[Task details]
Retype only the lines from the one containing "Recreate this image" through the one containing "const yMin = 4.79, yMax = 7.6;", both included, word for word. Pictures stay out of the copy.

Plotting code records:
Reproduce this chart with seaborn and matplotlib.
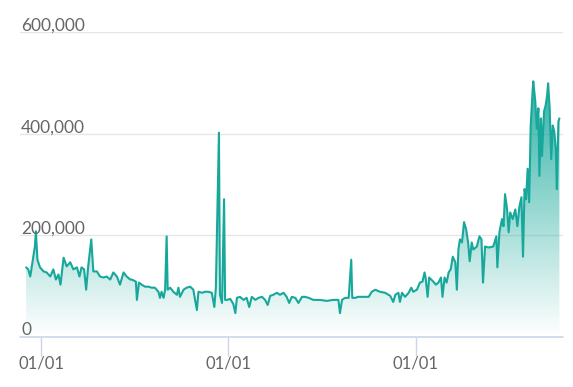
import numpy as np
import pandas as pd
import matplotlib
matplotlib.use("Agg")
import matplotlib.pyplot as plt
import matplotlib.dates as mdates
import matplotlib.transforms as mtransforms
from matplotlib.colors import LinearSegmentedColormap
import seaborn as sns

dates = [
    "2018-12-03", "2018-12-07", "2018-12-11", "2018-12-14", "2018-12-17", "2018-12-20", "2018-12-22",
    "2018-12-25", "2018-12-30", "2019-01-06", "2019-01-12", "2019-01-19", "2019-01-25", "2019-01-30",
    "2019-02-04", "2019-02-08", "2019-02-14", "2019-02-20", "2019-02-27", "2019-03-05", "2019-03-12",
    "2019-03-17", "2019-03-21", "2019-03-26", "2019-03-30", "2019-04-03", "2019-04-09", "2019-04-13",
    "2019-04-20", "2019-04-26", "2019-05-03", "2019-05-09", "2019-05-16", "2019-05-22", "2019-05-29",
    "2019-06-04", "2019-06-11", "2019-06-17", "2019-06-24", "2019-06-27", "2019-07-05", "2019-07-07",
    "2019-07-11", "2019-07-16", "2019-07-23", "2019-07-29", "2019-08-05", "2019-08-11", "2019-08-18",
    "2019-08-21", "2019-08-24", "2019-08-28", "2019-08-31", "2019-09-03", "2019-09-05", "2019-09-10",
    "2019-09-16", "2019-09-23", "2019-09-26", "2019-09-29", "2019-10-06", "2019-10-12", "2019-10-19",
    "2019-10-25", "2019-11-01", "2019-11-04", "2019-11-11", "2019-11-17", "2019-11-23", "2019-11-30",
    "2019-12-05", "2019-12-08", "2019-12-14", "2019-12-16", "2019-12-20", "2019-12-24", "2019-12-26",
    "2019-12-30", "2020-01-05", "2020-01-11", "2020-01-15", "2020-01-18", "2020-01-24", "2020-01-31",
    "2020-02-06", "2020-02-11", "2020-02-16", "2020-02-23", "2020-02-29", "2020-03-07", "2020-03-13",
    "2020-03-18", "2020-03-23", "2020-03-29", "2020-04-05", "2020-04-11", "2020-04-18", "2020-04-24",
    "2020-04-29", "2020-05-04", "2020-05-11", "2020-05-17", "2020-05-24", "2020-05-30", "2020-06-06",
    "2020-06-15", "2020-06-28", "2020-07-11", "2020-07-24", "2020-08-03", "2020-08-06", "2020-08-10",
    "2020-08-16", "2020-08-23", "2020-08-28", "2020-08-30", "2020-09-05", "2020-09-10", "2020-09-18",
    "2020-10-01", "2020-10-07", "2020-10-14", "2020-10-23", "2020-11-02", "2020-11-12", "2020-11-18",
    "2020-11-22", "2020-11-28", "2020-12-01", "2020-12-05", "2020-12-11", "2020-12-18", "2020-12-23",
    "2020-12-27", "2021-01-03", "2021-01-09", "2021-01-14", "2021-01-18", "2021-01-20", "2021-01-24",
    "2021-01-27", "2021-02-04", "2021-02-09", "2021-02-14", "2021-02-19", "2021-02-22", "2021-02-26",
    "2021-03-02", "2021-03-06", "2021-03-10", "2021-03-14", "2021-03-19", "2021-03-22", "2021-03-25",
    "2021-03-28", "2021-04-01", "2021-04-05", "2021-04-09", "2021-04-13", "2021-04-16", "2021-04-20",
    "2021-04-23", "2021-04-30", "2021-05-05", "2021-05-09", "2021-05-12", "2021-05-16", "2021-05-23",
    "2021-06-01", "2021-06-07", "2021-06-09", "2021-06-13", "2021-06-18", "2021-06-21", "2021-06-24",
    "2021-06-28", "2021-07-01", "2021-07-04", "2021-07-09", "2021-07-14", "2021-07-18", "2021-07-22",
    "2021-07-26", "2021-07-29", "2021-08-01", "2021-08-04", "2021-08-07", "2021-08-10", "2021-08-13",
    "2021-08-17", "2021-08-18", "2021-08-22", "2021-08-25", "2021-08-28", "2021-08-30", "2021-09-02",
    "2021-09-04", "2021-09-08", "2021-09-11", "2021-09-14", "2021-09-16", "2021-09-19", "2021-09-22",
    "2021-09-25", "2021-09-28", "2021-10-01", "2021-10-03", "2021-10-06", "2021-10-08",
]

values = [
    137000, 133000, 119000, 139000, 158000, 178000, 208000,
    152000, 137000, 129000, 127000, 119000, 133000, 113000,
    123000, 103000, 156000, 139000, 147000, 133000, 137000,
    119000, 137000, 133000, 93000, 139000, 192000, 129000,
    129000, 119000, 117000, 119000, 113000, 127000, 119000,
    103000, 127000, 119000, 113000, 113000, 109000, 73000,
    107000, 103000, 99000, 99000, 97000, 97000, 89000,
    77000, 89000, 77000, 93000, 198000, 93000, 97000,
    89000, 83000, 97000, 79000, 93000, 97000, 99000,
    93000, 53000, 89000, 87000, 89000, 89000, 87000,
    59000, 97000, 402000, 83000, 67000, 271000, 73000,
    73000, 75000, 65000, 47000, 77000, 79000, 73000,
    77000, 59000, 79000, 73000, 77000, 79000, 73000,
    63000, 81000, 83000, 87000, 83000, 87000, 79000,
    67000, 79000, 77000, 67000, 79000, 79000, 77000,
    73000, 73000, 71000, 73000, 73000, 47000, 73000,
    77000, 77000, 152000, 77000, 77000, 79000, 79000,
    79000, 89000, 93000, 89000, 87000, 81000, 69000,
    83000, 87000, 69000, 87000, 79000, 87000, 97000,
    89000, 93000, 107000, 109000, 127000, 117000, 79000,
    117000, 109000, 103000, 107000, 117000, 79000, 117000,
    107000, 127000, 133000, 158000, 147000, 93000, 172000,
    192000, 186000, 226000, 212000, 186000, 149000, 186000,
    172000, 178000, 198000, 192000, 107000, 178000, 176000,
    178000, 198000, 137000, 206000, 232000, 218000, 281000,
    251000, 206000, 245000, 232000, 251000, 218000, 257000,
    275000, 158000, 291000, 271000, 331000, 265000, 416000,
    489000, 503000, 463000, 410000, 450000, 317000, 430000,
    356000, 444000, 455000, 475000, 499000, 450000, 350000,
    416000, 404000, 370000, 291000, 424000, 430000,
]

y_ticks = [0, 200000, 400000, 600000]
x_ticks = ["2019-01-01", "2020-01-01", "2021-01-01"]
x_range = ["2018-11-21", "2021-10-15"]

line_color = "#17a89b"
grid_color = "#e6e6e6"
axis_color = "#ccd6eb"
text_color = "#666666"

df = pd.DataFrame({"date": pd.to_datetime(dates), "value": values})

sns.set_theme(style="white")
plt.rcParams["font.family"] = ["Lato", "DejaVu Sans"]

fig = plt.figure(figsize=(5.73, 3.87), dpi=100)
ax = fig.add_axes([20 / 573, 1 - 337 / 387, 543 / 573, 305 / 387])
ax.set_xlim(pd.to_datetime(x_range[0]), pd.to_datetime(x_range[1]))
ax.set_ylim(0, y_ticks[-1])

# gradient fill under the line
poly = ax.fill_between(df["date"], 0, df["value"], color="none", lw=0)
cmap = LinearSegmentedColormap.from_list(
    "g", [(0.09, 0.66, 0.61, 0.0), (0.09, 0.66, 0.61, 0.92)])
grad = np.linspace(0, 1, 256).reshape(-1, 1)
x0, x1 = ax.get_xlim()
im = ax.imshow(grad, cmap=cmap, aspect="auto", origin="lower",
               extent=[x0, x1, 0, 520000], zorder=1)
path = poly.get_paths()[0]
im.set_clip_path(path, transform=ax.transData)
ax.set_xlim(x0, x1)
ax.set_ylim(0, y_ticks[-1])

sns.lineplot(data=df, x="date", y="value", ax=ax, color=line_color,
             linewidth=1.5, zorder=3)

# grid
for yt in y_ticks[1:]:
    ax.axhline(yt, color=grid_color, lw=1, zorder=0)
ax.axhline(0, color=axis_color, lw=1.2, zorder=4, clip_on=False)

for s in ax.spines.values():
    s.set_visible(False)

ax.set_xlabel("")
ax.set_ylabel("")
ax.set_yticks([])
ax.set_xticks(pd.to_datetime(x_ticks))
ax.xaxis.set_major_formatter(mdates.DateFormatter("%m/%d"))
ax.tick_params(axis="x", length=14, width=1, color=axis_color, colors=text_color,
               labelsize=12, pad=-1, direction="out", bottom=True)
for lbl in ax.get_xticklabels():
    lbl.set_color(text_color)

trans = mtransforms.blended_transform_factory(ax.transAxes, ax.transData)
for yt in y_ticks:
    ax.text(0.002, yt + 3000, f"{yt:,}", transform=trans, ha="left", va="baseline",
            fontsize=12.5, color=text_color, zorder=5)

fig.savefig("out.png", dpi=100)
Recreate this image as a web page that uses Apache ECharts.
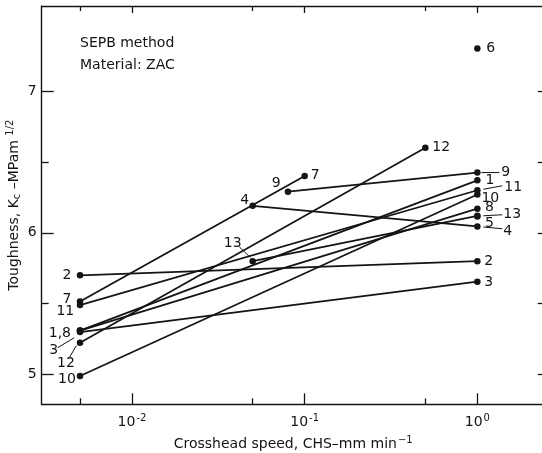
<!DOCTYPE html>
<html><head><meta charset="utf-8">
<script src="https://cdn.jsdelivr.net/npm/echarts@6/dist/echarts.min.js"></script>
<style>html,body{margin:0;padding:0;background:#fff}#c{width:542px;height:453px}</style>
</head><body><div id="c"></div>
<script>
// ---- data ----
const xMajorTicks = [0.01, 0.1, 1];
const xMajorTickExponents = ['-2', '-1', '0'];
const xMinorTicks = [0.005, 0.05, 0.5];
const yMajorTicks = [5, 6, 7];
const yMinorTicks = [5.5, 6.5];

const speed1 = [0.005, 1];    const k1 = [5.31, 6.37];
const speed2 = [0.005, 1];    const k2 = [5.70, 5.80];
const speed3 = [0.005, 1];    const k3 = [5.30, 5.655];
const speed4 = [0.05, 1];     const k4 = [6.19, 6.045];
const speed5 = [1];           const k5 = [6.115];
const speed6 = [1];           const k6 = [7.30];
const speed7 = [0.005, 0.1];  const k7 = [5.515, 6.40];
const speed8 = [0.005, 1];    const k8 = [5.31, 6.17];
const speed9 = [0.08, 1];     const k9 = [6.29, 6.425];
const speed10 = [0.005, 1];   const k10 = [4.99, 6.27];
const speed11 = [0.005, 1];   const k11 = [5.49, 6.30];
const speed12 = [0.005, 0.5]; const k12 = [5.225, 6.60];
const speed13 = [0.05, 1];    const k13 = [5.80, 6.12];

const seriesNames = ['1','2','3','4','5','6','7','8','9','10','11','12','13'];
const speeds = [speed1,speed2,speed3,speed4,speed5,speed6,speed7,speed8,speed9,speed10,speed11,speed12,speed13];
const toughness = [k1,k2,k3,k4,k5,k6,k7,k8,k9,k10,k11,k12,k13];

// ---- chart ----
const L = Math.log10;
const FONT = 'DejaVu Sans';
const INK = '#141414';
const xMin = L(0.003), xMax = L(2.455);
const yMin = 4.79, yMax = 7.6;

const series = seriesNames.map((n, i) => ({
  name: n, type: 'line', xAxisIndex: 0, yAxisIndex: 0,
  data: speeds[i].map((s, j) => [L(s), toughness[i][j]]),
  symbol: 'circle', symbolSize: 6.5, showSymbol: true,
  lineStyle: { color: INK, width: 1.75 },
  itemStyle: { color: INK },
  emphasis: { disabled: true }, silent: true, animation: false, z: 3
}));

function axisBase(extra, isX) {
  return Object.assign({
    type: 'value', gridIndex: 0,
    min: isX ? xMin : yMin, max: isX ? xMax : yMax,
    splitLine: { show: false },
    axisLine: { show: false, onZero: false },
    axisLabel: { show: false },
    axisTick: { show: false }
  }, extra);
}
const lineStyle = { color: INK, width: 1.4 };
const tickStyle = { color: INK, width: 1.3 };

const option = {
  animation: false,
  backgroundColor: '#fff',
  grid: { left: 41.7, top: 6, width: 503, height: 398.3, containLabel: false, outerBoundsMode: 'none' },
  xAxis: [
    axisBase({
      position: 'bottom',
      axisLine: { show: true, onZero: false, lineStyle: lineStyle },
      axisTick: { show: true, inside: true, length: 11, customValues: xMajorTicks.map(L), lineStyle: tickStyle },
      axisLabel: {
        show: true, margin: 9, customValues: xMajorTicks.map(L),
        formatter: v => {
          const i = xMajorTicks.findIndex(t => Math.abs(L(t) - v) < 1e-6);
          return i < 0 ? '' : '{b|10}{s|' + xMajorTickExponents[i] + '}';
        },
        rich: {
          b: { fontFamily: FONT, fontSize: 14, color: INK },
          s: { fontFamily: FONT, fontSize: 10, color: INK, padding: [0, 0, 9, 1] }
        }
      },
      name: '{t|Crosshead speed, CHS\u2013mm min}{s|\u22121}',
      nameLocation: 'middle', nameGap: 31,
      nameTextStyle: {
        rich: {
          t: { fontFamily: FONT, fontSize: 14, color: INK },
          s: { fontFamily: FONT, fontSize: 10, color: INK, padding: [0, 0, 9, 1] }
        }
      }
    }, true),
    axisBase({
      position: 'bottom',
      axisTick: { show: true, inside: true, length: 6, customValues: xMinorTicks.map(L), lineStyle: tickStyle }
    }, true),
    axisBase({
      position: 'top',
      axisLine: { show: true, onZero: false, lineStyle: lineStyle },
      axisTick: { show: true, inside: true, length: 7, customValues: xMajorTicks.map(L), lineStyle: tickStyle }
    }, true),
    axisBase({
      position: 'top',
      axisTick: { show: true, inside: true, length: 5, customValues: xMinorTicks.map(L), lineStyle: tickStyle }
    }, true)
  ],
  yAxis: [
    axisBase({
      position: 'left',
      axisLine: { show: true, onZero: false, lineStyle: lineStyle },
      axisTick: { show: true, inside: true, length: 12, customValues: yMajorTicks, lineStyle: tickStyle },
      axisLabel: { show: true, margin: 5, customValues: yMajorTicks, fontFamily: FONT, fontSize: 14, color: INK },
      name: '{t|Toughness, K}{c|c}{t| \u2013MPam }{h|1/2}',
      nameLocation: 'middle', nameGap: 18, nameRotate: 90, nameMoveOverlap: false,
      nameTextStyle: {
        rich: {
          t: { fontFamily: FONT, fontSize: 14, color: INK },
          c: { fontFamily: FONT, fontSize: 10, color: INK, padding: [6, 0, 0, 0] },
          h: { fontFamily: FONT, fontSize: 10, color: INK, padding: [0, 0, 8, 0] }
        }
      }
    }, false),
    axisBase({
      position: 'left',
      axisTick: { show: true, inside: true, length: 7, customValues: yMinorTicks, lineStyle: tickStyle }
    }, false),
    axisBase({
      position: 'right',
      axisLine: { show: false, onZero: false },
      axisTick: { show: true, inside: true, length: 7, customValues: yMajorTicks.concat(yMinorTicks), lineStyle: tickStyle }
    }, false)
  ],
  series: series
};

const chart = echarts.init(document.getElementById('c'), null, { renderer: 'canvas' });
chart.setOption(option);

// ---- annotations (series index, point index, text, dx, dy, align, leader [x1,y1,x2,y2] relative to point) ----
const annotations = [
  // right end
  [8, 1, '9', 24, 0, 'left', [4, 0, 22, 0]],
  [0, 1, '1', 12.7, 0, 'center', null],
  [10, 1, '11', 27, -3, 'left', [6, -1, 25, -4.5]],
  [9, 1, '10', 13, 4, 'center', null],
  [7, 1, '8', 12, -1.5, 'center', null],
  [12, 1, '13', 26, -1, 'left', [6, 0, 25, -1]],
  [4, 0, '5', 12, 6.5, 'center', null],
  [3, 1, '4', 26, 5, 'left', [6, 0.6, 25, 2.3]],
  [1, 1, '2', 7, 0.5, 'left', null],
  [2, 1, '3', 7, 0.5, 'left', null],
  [5, 0, '6', 9, 0, 'left', null],
  [11, 1, '12', 7, 0, 'left', null],
  // middle
  [6, 1, '7', 6, -1, 'left', null],
  [8, 0, '9', -11.7, -8.4, 'center', null],
  [3, 0, '4', -8, -5, 'center', null],
  [12, 0, '13', -20, -18, 'center', [-13.4, -14.3, -2.4, -3.7]],
  // left end
  [1, 0, '2', -13, 0, 'center', null],
  [6, 0, '7', -13, -2.4, 'center', null],
  [10, 0, '11', -14.7, 6.7, 'center', null],
  [0, 0, '1,8', -9, 2.3, 'right', null],
  [2, 0, '3', -26.4, 18.3, 'center', [-22.4, 15.7, -5.7, 5.7]],
  [11, 0, '12', -14, 21, 'center', [-11.4, 16.3, -3.7, 3]],
  [9, 0, '10', -13, 3.3, 'center', null]
];

const graphics = [];
annotations.forEach(a => {
  const [si, pi, txt, dx, dy, align, leader] = a;
  const p = chart.convertToPixel({ xAxisIndex: 0, yAxisIndex: 0 }, [L(speeds[si][pi]), toughness[si][pi]]);
  graphics.push({
    type: 'text', x: p[0] + dx, y: p[1] + dy, silent: true, z: 10,
    style: { text: txt, font: '14px "' + FONT + '"', fill: INK, textAlign: align, textVerticalAlign: 'middle' }
  });
  if (leader) {
    graphics.push({
      type: 'line', silent: true, z: 10,
      shape: { x1: p[0] + leader[0], y1: p[1] + leader[1], x2: p[0] + leader[2], y2: p[1] + leader[3] },
      style: { stroke: INK, lineWidth: 1 }
    });
  }
});
graphics.push({
  type: 'text', left: 80, top: 33, silent: true, z: 10,
  style: { text: 'SEPB method\nMaterial: ZAC', font: '14px "' + FONT + '"', fill: INK, lineHeight: 21.7 }
});
chart.setOption({ graphic: graphics });
</script>
</body></html>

[Written answer]
Recreate this image as a web page that uses Apache ECharts.
<!DOCTYPE html>
<html><head><meta charset="utf-8">
<script src="https://cdn.jsdelivr.net/npm/echarts@6/dist/echarts.min.js"></script>
<style>html,body{margin:0;padding:0;background:#fff}#c{width:542px;height:453px}</style>
</head><body><div id="c"></div>
<script>
// ---- data ----
const xMajorTicks = [0.01, 0.1, 1];
const xMajorTickExponents = ['-2', '-1', '0'];
const xMinorTicks = [0.005, 0.05, 0.5];
const yMajorTicks = [5, 6, 7];
const yMinorTicks = [5.5, 6.5];

const speed1 = [0.005, 1];    const k1 = [5.31, 6.37];
const speed2 = [0.005, 1];    const k2 = [5.70, 5.80];
const speed3 = [0.005, 1];    const k3 = [5.30, 5.655];
const speed4 = [0.05, 1];     const k4 = [6.19, 6.045];
const speed5 = [1];           const k5 = [6.115];
const speed6 = [1];           const k6 = [7.30];
const speed7 = [0.005, 0.1];  const k7 = [5.515, 6.40];
const speed8 = [0.005, 1];    const k8 = [5.31, 6.17];
const speed9 = [0.08, 1];     const k9 = [6.29, 6.425];
const speed10 = [0.005, 1];   const k10 = [4.99, 6.27];
const speed11 = [0.005, 1];   const k11 = [5.49, 6.30];
const speed12 = [0.005, 0.5]; const k12 = [5.225, 6.60];
const speed13 = [0.05, 1];    const k13 = [5.80, 6.12];

const seriesNames = ['1','2','3','4','5','6','7','8','9','10','11','12','13'];
const speeds = [speed1,speed2,speed3,speed4,speed5,speed6,speed7,speed8,speed9,speed10,speed11,speed12,speed13];
const toughness = [k1,k2,k3,k4,k5,k6,k7,k8,k9,k10,k11,k12,k13];

// ---- chart ----
const L = Math.log10;
const FONT = 'DejaVu Sans';
const INK = '#141414';
const xMin = L(0.003), xMax = L(2.455);
const yMin = 4.79, yMax = 7.6;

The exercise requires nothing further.